Capt. Harold Dobey: (Discussing the apparent frame up) You gotta hang in there. These things have a way of working themselves out.
Det. Dave Starsky: Why does that sound like something Nixon might've said to Haldeman and Ehrlichman?

Det. Ken 'Hutch' Hutchinson: (Explaining pro wrestling to Starsky) Now, see, what happens is you get some Idaho potato picker in here, you give him a funny name and a fancy pair of tights and a bottle of ketchup.

Det. Ken 'Hutch' Hutchinson: Nope.
Det. Dave Starsky: Come on, you can tell me. It's only a couple of days before Christmas.
Det. Ken 'Hutch' Hutchinson: There's nothing to tell, Starsk. Nothing to tell.
Det. Dave Starsky: You really want me to believe you got me nothing for Christmas?
Det. Ken 'Hutch' Hutchinson: I didn't. Hey, look, it's nothing personal. It's just that this year for the first time, I decided I was not gonna get caught up in that phony wave of euphoric sentimentalism orchestrated by the clanging of cash registers.
Det. Dave Starsky: Euphoric sentimentalism?
Det. Ken 'Hutch' Hutchinson: That's right. It's the principle of the thing. You know, I get so sick and tired of people walking up to me, people I don't even know and wishing me a Merry Christmas. Don't you?
Det. Dave Starsky: No.
Det. Ken 'Hutch' Hutchinson: Well, they don't mean it. I mean, 51 weeks out of the year, they'd rather take your head off or run you down with their cars and then suddenly one week before Christmas everybody gets caught up in that phony wave of...
Det. Dave Starsky: Euphoric sentimentalism.
Det. Ken 'Hutch' Hutchinson: That's right. Well, not this kid. No, sir, not me. I'm not gonna be any pinup boy for the Better Business Bureau.
Det. Dave Starsky: A sweater! You got me a sweater. The one I saw...
Det. Ken 'Hutch' Hutchinson: Starsky, I did not get you a sweater.
Det. Dave Starsky: Oh.

Capt. Harold Dobey: Starsky, about this report, it reads like a comic book: "The fiery Torino sped into the street and we spilled into action."

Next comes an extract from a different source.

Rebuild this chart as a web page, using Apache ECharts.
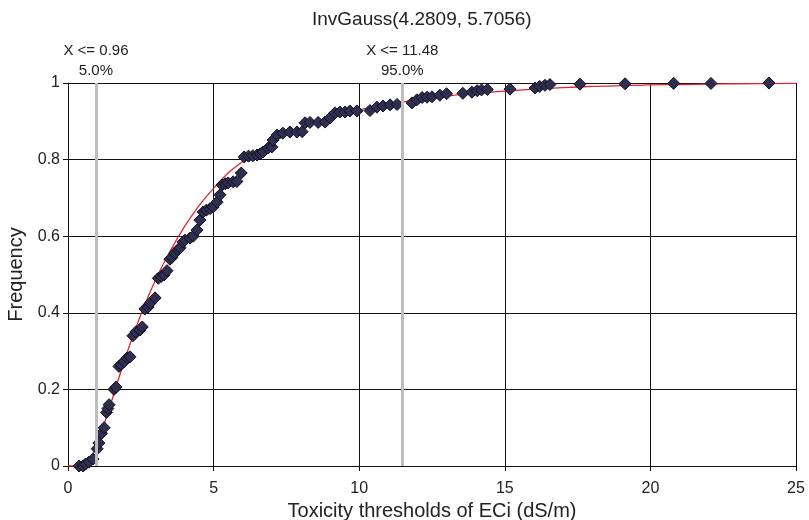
<!DOCTYPE html>
<html>
<head>
<meta charset="utf-8">
<script src="https://cdn.jsdelivr.net/npm/echarts@6/dist/echarts.min.js"></script>
<style>
  html, body { margin: 0; padding: 0; background: #fff; }
  #chart { width: 809px; height: 520px; }
</style>
</head>
<body>
<div id="chart"></div>
<script>
// empirical points (toxicity threshold, cumulative frequency)
const obsX = [0.38, 0.52, 0.6, 0.72, 0.86, 1.0, 1.06, 1.15, 1.24, 1.32, 1.37, 1.41, 1.58, 1.65, 1.75, 1.82, 1.92, 2.03, 2.13, 2.23,
  2.33, 2.47, 2.55, 2.64, 2.75, 2.82, 2.99, 3.1, 3.2, 3.3, 3.4, 3.5, 3.57, 3.67, 3.78, 3.85, 3.95, 4.02, 4.19, 4.3,
  4.43, 4.53, 4.64, 4.75, 4.88, 4.98, 5.12, 5.22, 5.29, 5.4, 5.5, 5.67, 5.8, 5.95, 6.05, 6.2, 6.35, 6.49, 6.6, 6.7,
  6.87, 7.0, 7.04, 7.18, 7.38, 7.62, 7.86, 8.04, 8.14, 8.31, 8.59, 8.83, 9.0, 9.17, 9.34, 9.51, 9.68, 9.92, 10.37, 10.61,
  10.82, 11.06, 11.3, 11.81, 11.98, 12.16, 12.33, 12.5, 12.77, 13.0, 13.56, 13.87, 14.05, 14.2, 14.4, 15.18, 16.04, 16.2, 16.38, 16.55,
  17.58, 19.13, 20.8, 22.08, 24.07];
const obsY = [0, 0, 0.005, 0.01, 0.018, 0.045, 0.06, 0.085, 0.1, 0.14, 0.15, 0.16, 0.2, 0.206, 0.26, 0.265, 0.272, 0.282, 0.285, 0.34,
  0.35, 0.355, 0.363, 0.41, 0.415, 0.425, 0.439, 0.49, 0.495, 0.499, 0.51, 0.54, 0.545, 0.556, 0.565, 0.57, 0.585, 0.59, 0.595, 0.6,
  0.616, 0.642, 0.663, 0.668, 0.672, 0.676, 0.689, 0.708, 0.734, 0.737, 0.739, 0.742, 0.743, 0.765, 0.807, 0.809, 0.81, 0.812, 0.815, 0.82,
  0.83, 0.833, 0.851, 0.864, 0.869, 0.872, 0.872, 0.873, 0.896, 0.897, 0.897, 0.898, 0.909, 0.922, 0.924, 0.924, 0.927, 0.927, 0.928, 0.937,
  0.94, 0.943, 0.944, 0.948, 0.956, 0.962, 0.963, 0.964, 0.968, 0.972, 0.973, 0.976, 0.98, 0.982, 0.983, 0.984, 0.987, 0.991, 0.994, 0.996,
  0.997, 0.998, 0.999, 0.999, 1.0];

// fitted InvGauss curve
const fitX = [0, 0.4, 0.6, 0.8, 1.0, 1.2, 1.5, 2.0, 2.5, 3.0, 3.5, 4.0, 4.5, 5.0, 5.5, 6.0, 6.5, 7.0, 8.0, 9.0,
  10.0, 11.0, 12.0, 13.0, 14.0, 15.0, 16.0, 17.0, 18.0, 19.0, 20.0, 21.0, 22.0, 23.0, 25.0];
const fitY = [0, 0, 0.005, 0.025, 0.055, 0.1, 0.17, 0.29, 0.395, 0.485, 0.56, 0.625, 0.68, 0.725, 0.765, 0.795, 0.82, 0.845, 0.88, 0.91,
  0.93, 0.945, 0.956, 0.966, 0.973, 0.979, 0.984, 0.988, 0.991, 0.993, 0.995, 0.996, 0.997, 0.998, 0.999];

// percentile markers
const pctX = [0.96, 11.48];
const pctLabels = ['X <= 0.96\n5.0%', 'X <= 11.48\n95.0%'];

const font = 'Liberation Sans, Arial, sans-serif';
const chart = echarts.init(document.getElementById('chart'));

chart.setOption({
  animation: false,
  backgroundColor: '#fff',
  title: {
    text: 'InvGauss(4.2809, 5.7056)',
    left: 307,
    top: 5,
    textStyle: { fontFamily: font, fontSize: 19, fontWeight: 'normal', color: '#222' }
  },
  grid: { left: 68, right: 13, top: 83, bottom: 54, outerBoundsMode: 'none' },
  xAxis: {
    type: 'value',
    min: 0, max: 25, interval: 5,
    name: 'Toxicity thresholds of ECi (dS/m)',
    nameLocation: 'middle',
    nameGap: 31,
    nameTextStyle: { fontFamily: font, fontSize: 20, color: '#222' },
    axisLine: { lineStyle: { color: '#111', width: 1 } },
    axisTick: { show: true, length: 5, lineStyle: { color: '#111' } },
    axisLabel: { fontFamily: font, fontSize: 16, color: '#222', margin: 15 },
    splitLine: { show: true, lineStyle: { color: '#111', width: 1 } }
  },
  yAxis: {
    type: 'value',
    min: 0, max: 1, interval: 0.2,
    name: 'Frequency',
    nameLocation: 'middle',
    nameGap: 40,
    nameTextStyle: { fontFamily: font, fontSize: 20, color: '#222' },
    axisLine: { show: true, lineStyle: { color: '#111', width: 1 } },
    axisTick: { show: true, length: 5, lineStyle: { color: '#111' } },
    axisLabel: { fontFamily: font, fontSize: 16, color: '#222', margin: 8 },
    splitLine: { show: true, lineStyle: { color: '#111', width: 1 } }
  },
  series: [
    {
      name: 'Fit',
      type: 'line',
      data: fitX.map((x, i) => [x, fitY[i]]),
      smooth: 0.3,
      showSymbol: false,
      lineStyle: { color: '#e0262b', width: 1.3 },
      markLine: {
        silent: true,
        symbol: ['none', 'none'],
        lineStyle: { color: '#bdbdbd', width: 3, type: 'solid' },
        label: {
          position: 'end',
          distance: 2,
          fontFamily: font,
          fontSize: 15,
          lineHeight: 20,
          color: '#222',
          formatter: p => pctLabels[pctX.indexOf(p.value)]
        },
        data: pctX.map(x => ({ xAxis: x }))
      },
      z: 2
    },
    {
      name: 'Data',
      type: 'scatter',
      data: obsX.map((x, i) => [x, obsY[i]]),
      symbol: 'diamond',
      symbolSize: 12,
      itemStyle: { color: '#2f2d50', borderColor: '#101020', borderWidth: 1, opacity: 1 },
      z: 3
    }
  ]
});
</script>
</body>
</html>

Jessie: (Scowling at Starsky and Hutch) Plainclothes are the worst kind of fuzz.
Gary Filmon: Oh, Jessie, they're our guests.
Jessie: "Beware of false prophets that come to you in sheep's clothing and inwardly are ravenous wolves." Saint Matthew.

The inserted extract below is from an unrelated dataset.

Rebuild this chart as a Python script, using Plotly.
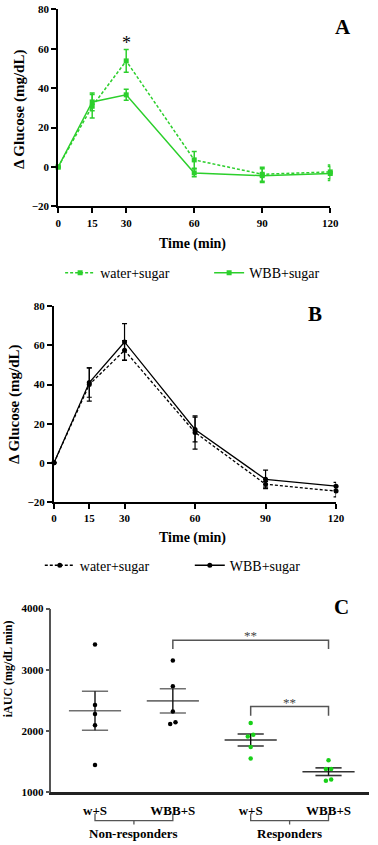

Ezra Beam: Listen, I laugh all the way to the bank. Demonology and devil worship, man, that's the newest fad. It's legal and tax deductible. These nuts and kooks all want to be sorcerers and pay for the privilege.
Det. Dave Starsky: (to Hutch) I told you we were in the wrong business.

Officer Bernie Glassman: (Bernie and Starsky have found Hutch and have discovered he's addicted to heroin) I've got to make a report!
Det. Dave Starsky: No! No report. This didn't happen, Bernie. Understand? This didn't happen.